As the most articulate, and most militant advocate of the better-living-through-chemistry ethos to arise in the counterculture movements 1960s, Thompson saw mind-altering chemicals, particularly high-powered hallucinogenics, as weapons in the culture wars. Hunter was perhaps unique because drink-and-drug-fueled madness weren't only his subject matter and milieu-they were his cause célèbre. Lord knows that drug-addled lunacy was essential Thompson's life and art, just as it was to William Burroughs, Baudelaire, Byron, and Shelly.

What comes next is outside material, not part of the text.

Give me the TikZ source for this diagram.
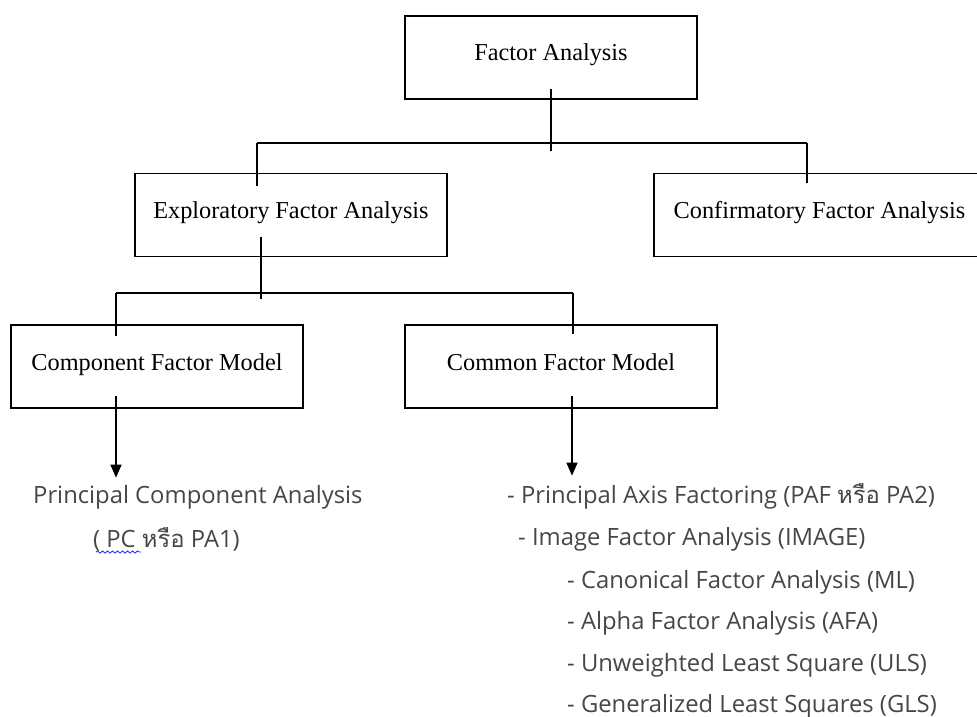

Hunter indulged for all the typically human reasons, ranging from an authentic quest for new experience to simply bludgeoning demons into submission. Hunter's antics as the woozy, half-mad, cosmic prankster in a golf hat, shooting glasses, and a gaudy print shirt too often can obscure a less-exciting, but perhaps more significant aspect of his character: Thompson as a writer at work. From Thompson's birth, boyhood, and schooling in Louisville, Kentucky, to a brief stint with the Air Force, even briefer stints with several newspapers and magazines in the early 1960s, the 1966 publication of his first book, Hell's Angels: The Strange and Terrible Saga of the Outlaw Motorcycle Gangs, until his death by a long-promised suicide in 2005, the author, journalist, and all-American antihero cut a broad swath through life, becoming as infamous for a love of drink, drugs, and guns, as he was famous for his literary career. Thompson, born 74 years ago this week, you are going to hear crazy stories.